The closest answer I was able to find said something like "Functions in python return None unless explicitly instructed to do otherwise". But I did call a function at the last line, so I'm a bit confused here.
So I guess my question would be: what caused the disappearance of None? I am sure this is pretty basic stuff, but I wasn't able to find any answer that explains the "behind-the-stage" mechanism. So I'm grateful if someone could throw some light on this. Thank you!
In python the default return value of a function is None.
>>> def func():pass
>>> print func() #print or print() prints the return Value
None
>>> func() #remove print and the returned value is not printed.
>>>
So, just use:
letter_grade(score) #remove the print
Another alternative is to replace all prints with return:
def letter_grade(score):
if 90 <= score <= 100:
return "A"
elif 80 <= score <= 89:
return "B"
elif 70 <= score <= 79:
return "C"
elif 60 <= score <= 69:
return "D"
elif score < 60:
return "F"
else:
#This is returned if all other conditions aren't satisfied
return "Invalid Marks"
Now use print():
>>> print(letter_grade(91))
A
>>> print(letter_grade(45))
F
>>> print(letter_grade(75))
C
>>> print letter_grade(1000)
Invalid Marks
Functions without a return statement known as void functions return None from the function. To return a value other than None, you need to use a return statement in the functions.
Values like None, True and False are not strings: they are special values and keywords in python which are being reserved.

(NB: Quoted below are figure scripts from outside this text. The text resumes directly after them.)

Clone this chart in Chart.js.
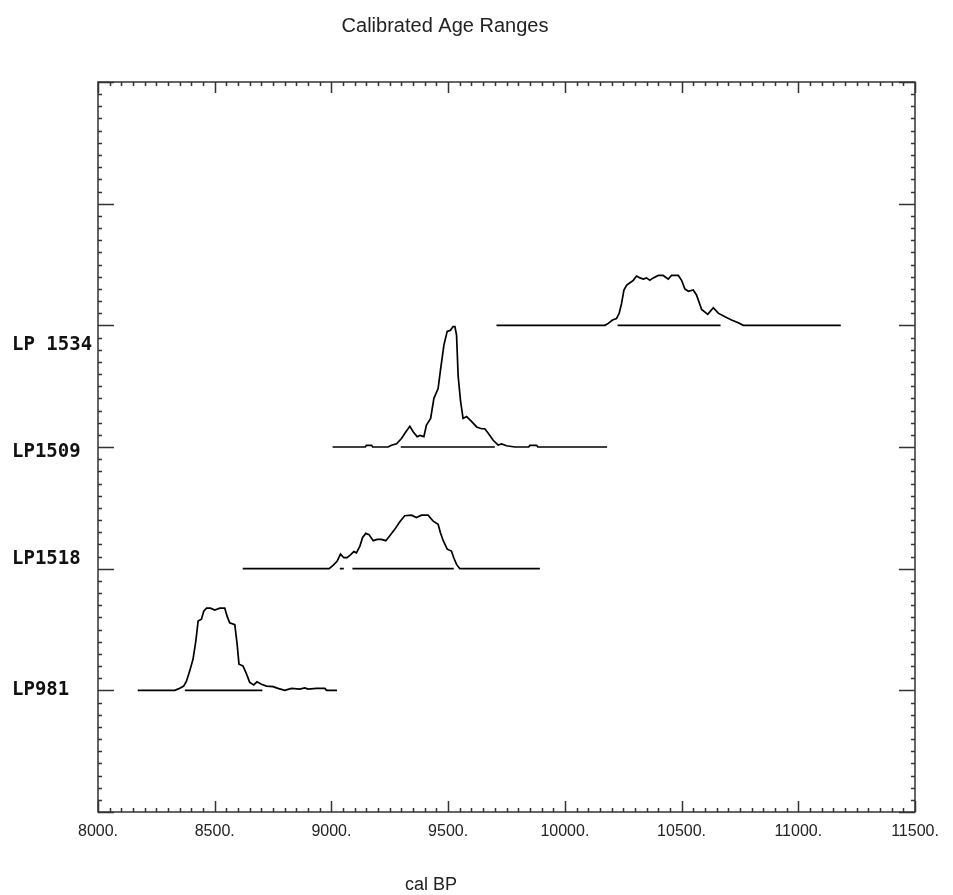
<!DOCTYPE html>
<html>
<head>
<meta charset="utf-8">
<script src="https://cdn.jsdelivr.net/npm/chart.js@4/dist/chart.umd.min.js"></script>
<style>
  body { margin: 0; background: #fff; }
  #wrap { width: 953px; height: 895px; }
</style>
</head>
<body>
<div id="wrap"><canvas id="ageChart"></canvas></div>
<script>
// sample names, bottom to top, and where each name sits on the y axis
const samples = ['LP981', 'LP1518', 'LP1509', 'LP 1534'];
const samplePos = [1, 2, 3, 4];
const labelPos = [1.0, 2.08, 2.96, 3.84];

// calibrated probability curves (cal BP, height above the sample's line)
const x981 = [8170, 8329, 8347, 8367, 8379, 8393, 8407, 8419, 8429, 8443, 8453, 8465, 8482, 8500, 8522, 8543, 8553, 8564, 8586, 8596, 8604, 8621, 8636, 8650, 8667, 8681, 8700, 8722, 8750, 8771, 8800, 8829, 8864, 8886, 8900, 8936, 8972, 8979, 9024];
const h981 = [0, 0, .014, .035, .075, .16, .255, .405, .57, .585, .65, .675, .675, .66, .675, .675, .61, .555, .54, .38, .215, .20, .135, .065, .045, .07, .05, .035, .03, .016, 0, .016, .01, .02, .01, .016, .016, 0, 0];

const x1518 = [8620, 8990, 9007, 9024, 9039, 9053, 9067, 9079, 9096, 9107, 9122, 9133, 9147, 9161, 9179, 9196, 9214, 9233, 9250, 9272, 9293, 9314, 9343, 9364, 9386, 9414, 9436, 9457, 9467, 9479, 9496, 9514, 9524, 9536, 9550, 9893];
const h1518 = [0, 0, .027, .06, .12, .09, .09, .11, .14, .13, .185, .255, .29, .28, .23, .24, .24, .23, .27, .325, .385, .435, .44, .42, .44, .44, .39, .365, .295, .23, .16, .145, .09, .035, 0, 0];

const x1509 = [9005, 9145, 9150, 9172, 9177, 9243, 9257, 9279, 9300, 9319, 9336, 9350, 9367, 9379, 9396, 9407, 9425, 9439, 9457, 9467, 9482, 9496, 9510, 9521, 9529, 9536, 9543, 9553, 9564, 9579, 9600, 9622, 9643, 9657, 9671, 9693, 9714, 9729, 9750, 9786, 9845, 9850, 9879, 9884, 10181];
const h1509 = [0, 0, .014, .014, 0, 0, .014, .027, .07, .125, .17, .125, .085, .095, .085, .18, .235, .40, .48, .63, .84, .95, .96, .99, .99, .92, .58, .38, .235, .25, .21, .165, .15, .15, .115, .055, .016, .025, .01, 0, 0, .014, .014, 0, 0];

const x1534 = [9707, 10172, 10186, 10204, 10221, 10233, 10243, 10253, 10265, 10279, 10293, 10307, 10322, 10336, 10350, 10364, 10379, 10400, 10421, 10443, 10457, 10486, 10500, 10514, 10529, 10550, 10564, 10586, 10612, 10636, 10657, 10686, 10714, 10743, 10764, 11182];
const h1534 = [0, 0, .016, .044, .055, .10, .18, .29, .33, .35, .37, .405, .39, .38, .39, .37, .39, .41, .41, .38, .41, .41, .37, .30, .28, .29, .25, .13, .09, .145, .10, .07, .044, .022, 0, 0];

// 2 sigma ranges drawn on each sample's line
const range981 = [[8372, 8704]];
const range1518 = [[9036, 9053], [9090, 9524]];
const range1509 = [[9297, 9700]];
const range1534 = [[10226, 10667]];

const xMin = 8000, xMax = 11500, xStep = 500;
const yMin = 0, yMax = 6;

const curves = [[x981, h981], [x1518, h1518], [x1509, h1509], [x1534, h1534]];
const ranges = [range981, range1518, range1509, range1534];

const datasets = [];
curves.forEach(function (c, i) {
    datasets.push({
        label: samples[i],
        data: c[0].map((v, j) => ({ x: v, y: samplePos[i] + c[1][j] })),
        borderColor: '#000',
        borderWidth: 1.7
    });
    const pts = [];
    ranges[i].forEach(function (r) {
        pts.push({ x: r[0], y: samplePos[i] }, { x: r[1], y: samplePos[i] }, { x: r[1] + 1, y: null });
    });
    datasets.push({
        label: samples[i] + ' range',
        data: pts,
        borderColor: '#000',
        borderWidth: 1.7
    });
});

// box round the plot with inward major / minor ticks on all four sides
const frame = {
    id: 'frame',
    afterDraw(chart) {
        const { ctx, chartArea: a, scales: { x, y } } = chart;
        ctx.save();
        ctx.strokeStyle = '#333';
        ctx.lineWidth = 1.5;
        ctx.strokeRect(a.left, a.top, a.right - a.left, a.bottom - a.top);
        ctx.beginPath();
        for (let v = xMin; v <= xMax; v += 50) {
            const px = Math.round(x.getPixelForValue(v)) + 0.5;
            const len = v % xStep === 0 ? 11 : 4;
            ctx.moveTo(px, a.bottom); ctx.lineTo(px, a.bottom - len);
            ctx.moveTo(px, a.top); ctx.lineTo(px, a.top + len);
        }
        for (let i = yMin * 10; i <= yMax * 10; i++) {
            const py = Math.round(y.getPixelForValue(i / 10)) + 0.5;
            const len = i % 10 === 0 ? 16 : 4;
            ctx.moveTo(a.left, py); ctx.lineTo(a.left + len, py);
            ctx.moveTo(a.right, py); ctx.lineTo(a.right - len, py);
        }
        ctx.stroke();

        ctx.fillStyle = '#222';
        ctx.textAlign = 'center';
        ctx.textBaseline = 'middle';
        ctx.font = '20px "Liberation Sans", Arial, sans-serif';
        ctx.fillText('Calibrated Age Ranges', 445, 26);
        ctx.font = '18px "Liberation Sans", Arial, sans-serif';
        ctx.fillText('cal BP', 431, 885);
        ctx.restore();
    }
};

const ctx = document.getElementById('ageChart').getContext('2d');
const chart = new Chart(ctx, {
    type: 'line',
    data: { datasets: datasets },
    options: {
        responsive: true,
        maintainAspectRatio: false,
        animation: false,
        layout: { padding: { left: 12, top: 82, right: 38, bottom: 0 } },
        elements: { point: { radius: 0 }, line: { tension: 0 } },
        plugins: { legend: { display: false }, tooltip: { enabled: false } },
        scales: {
            x: {
                type: 'linear',
                min: xMin,
                max: xMax,
                grid: { display: false, drawTicks: false },
                border: { display: false },
                ticks: {
                    stepSize: xStep,
                    autoSkip: false,
                    maxRotation: 0,
                    padding: 10,
                    color: '#222',
                    font: { family: '"Liberation Sans", Arial, sans-serif', size: 16 },
                    callback: (v) => v + '.'
                },
                afterFit: (scale) => { scale.height = 83; }
            },
            y: {
                type: 'linear',
                min: yMin,
                max: yMax,
                grid: { display: false, drawTicks: false },
                border: { display: false },
                afterBuildTicks: (scale) => {
                    scale.ticks = labelPos.map((v) => ({ value: v }));
                },
                ticks: {
                    crossAlign: 'far',
                    padding: 0,
                    color: '#111',
                    font: { family: '"DejaVu Sans Mono", monospace', size: 19, weight: 'bold' },
                    callback: (v, i) => samples[i]
                },
                afterFit: (scale) => { scale.width = 86; }
            }
        }
    },
    plugins: [frame]
});
</script>
</body>
</html>
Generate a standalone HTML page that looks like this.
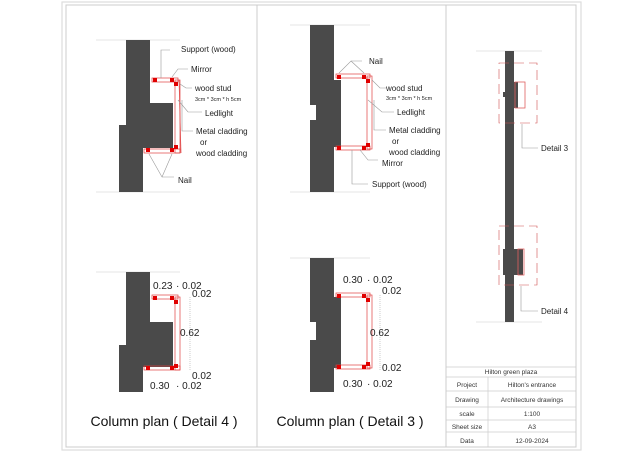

If we get to the end of any function and we have not explicitly executed any return statement, Python will automatically return the value None. For better understanding see the example below. Here stark isn't returning anything so the output will be None
def stark(): pass
a = stark()
print a
the output of above code is:
None
Here is my understanding. A function will return "none" to the console if a value is not given to return. Since print is not a value, if you use print() as the only thing you want your function to do, 'none' will be returned to the console, after your printed statement. So, if the function wants a value, and you want a string to be that value returned...
Give your returned statement the value of a string like this...
Here is a very basic example:
def welcome():
return str('Welcome to the maze!')
Then print the function where you intend for it to be:
print(welcome()):
Result is:
Welcome to the maze!